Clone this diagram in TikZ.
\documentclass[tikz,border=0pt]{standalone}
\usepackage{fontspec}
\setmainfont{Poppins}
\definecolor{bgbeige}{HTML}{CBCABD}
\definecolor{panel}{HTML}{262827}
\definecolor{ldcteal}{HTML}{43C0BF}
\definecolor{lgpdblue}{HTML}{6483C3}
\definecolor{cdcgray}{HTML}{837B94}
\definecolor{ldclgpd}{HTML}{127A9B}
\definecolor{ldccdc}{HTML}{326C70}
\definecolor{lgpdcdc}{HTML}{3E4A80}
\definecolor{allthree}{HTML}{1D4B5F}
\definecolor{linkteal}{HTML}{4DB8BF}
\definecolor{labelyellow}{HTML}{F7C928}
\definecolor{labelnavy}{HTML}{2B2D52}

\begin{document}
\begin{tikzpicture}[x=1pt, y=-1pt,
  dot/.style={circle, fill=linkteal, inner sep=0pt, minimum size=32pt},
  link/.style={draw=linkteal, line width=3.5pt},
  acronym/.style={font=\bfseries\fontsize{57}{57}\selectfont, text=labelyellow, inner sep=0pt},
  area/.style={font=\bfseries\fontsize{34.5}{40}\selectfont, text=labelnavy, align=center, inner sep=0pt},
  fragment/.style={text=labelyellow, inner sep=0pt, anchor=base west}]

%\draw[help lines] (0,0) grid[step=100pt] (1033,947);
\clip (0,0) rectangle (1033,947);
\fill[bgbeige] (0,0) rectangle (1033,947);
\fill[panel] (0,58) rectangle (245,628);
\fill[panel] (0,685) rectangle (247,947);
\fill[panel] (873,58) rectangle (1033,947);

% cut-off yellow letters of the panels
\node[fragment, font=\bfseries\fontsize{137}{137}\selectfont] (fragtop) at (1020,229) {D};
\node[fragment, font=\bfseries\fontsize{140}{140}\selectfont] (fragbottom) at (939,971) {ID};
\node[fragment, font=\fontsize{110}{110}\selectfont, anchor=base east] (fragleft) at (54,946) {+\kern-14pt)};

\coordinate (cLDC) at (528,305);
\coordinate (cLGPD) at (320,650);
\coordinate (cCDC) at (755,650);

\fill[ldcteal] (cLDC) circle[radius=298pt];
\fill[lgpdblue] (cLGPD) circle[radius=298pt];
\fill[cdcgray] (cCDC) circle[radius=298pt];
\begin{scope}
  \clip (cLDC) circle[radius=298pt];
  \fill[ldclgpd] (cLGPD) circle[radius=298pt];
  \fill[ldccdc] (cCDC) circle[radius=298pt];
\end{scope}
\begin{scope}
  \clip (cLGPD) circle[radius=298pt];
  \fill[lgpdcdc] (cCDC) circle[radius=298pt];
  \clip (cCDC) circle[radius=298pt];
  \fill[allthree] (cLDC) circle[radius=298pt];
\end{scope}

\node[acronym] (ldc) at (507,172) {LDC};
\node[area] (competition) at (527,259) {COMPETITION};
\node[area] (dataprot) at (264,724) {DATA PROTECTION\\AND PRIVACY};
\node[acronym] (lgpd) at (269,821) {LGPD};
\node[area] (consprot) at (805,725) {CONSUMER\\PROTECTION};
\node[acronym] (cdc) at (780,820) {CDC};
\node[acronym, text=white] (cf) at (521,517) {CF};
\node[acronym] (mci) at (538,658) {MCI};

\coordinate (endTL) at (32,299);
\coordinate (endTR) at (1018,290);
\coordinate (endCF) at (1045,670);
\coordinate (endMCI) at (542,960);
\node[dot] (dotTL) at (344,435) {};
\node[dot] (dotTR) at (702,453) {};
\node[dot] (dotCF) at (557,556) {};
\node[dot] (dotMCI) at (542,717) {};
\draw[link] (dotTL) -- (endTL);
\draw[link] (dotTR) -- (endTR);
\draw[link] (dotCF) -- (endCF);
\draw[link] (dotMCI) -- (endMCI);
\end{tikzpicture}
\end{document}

________

Lines from the start of the material above through the line containing "inner sep=0pt, anchor=base" are to be duplicated exactly, and only those.

ANSWER TO THIS TASK
Clone this diagram in TikZ.
\documentclass[tikz,border=0pt]{standalone}
\usepackage{fontspec}
\setmainfont{Poppins}
\definecolor{bgbeige}{HTML}{CBCABD}
\definecolor{panel}{HTML}{262827}
\definecolor{ldcteal}{HTML}{43C0BF}
\definecolor{lgpdblue}{HTML}{6483C3}
\definecolor{cdcgray}{HTML}{837B94}
\definecolor{ldclgpd}{HTML}{127A9B}
\definecolor{ldccdc}{HTML}{326C70}
\definecolor{lgpdcdc}{HTML}{3E4A80}
\definecolor{allthree}{HTML}{1D4B5F}
\definecolor{linkteal}{HTML}{4DB8BF}
\definecolor{labelyellow}{HTML}{F7C928}
\definecolor{labelnavy}{HTML}{2B2D52}

\begin{document}
\begin{tikzpicture}[x=1pt, y=-1pt,
  dot/.style={circle, fill=linkteal, inner sep=0pt, minimum size=32pt},
  link/.style={draw=linkteal, line width=3.5pt},
  acronym/.style={font=\bfseries\fontsize{57}{57}\selectfont, text=labelyellow, inner sep=0pt},
  area/.style={font=\bfseries\fontsize{34.5}{40}\selectfont, text=labelnavy, align=center, inner sep=0pt},
  fragment/.style={text=labelyellow, inner sep=0pt, anchor=base west}]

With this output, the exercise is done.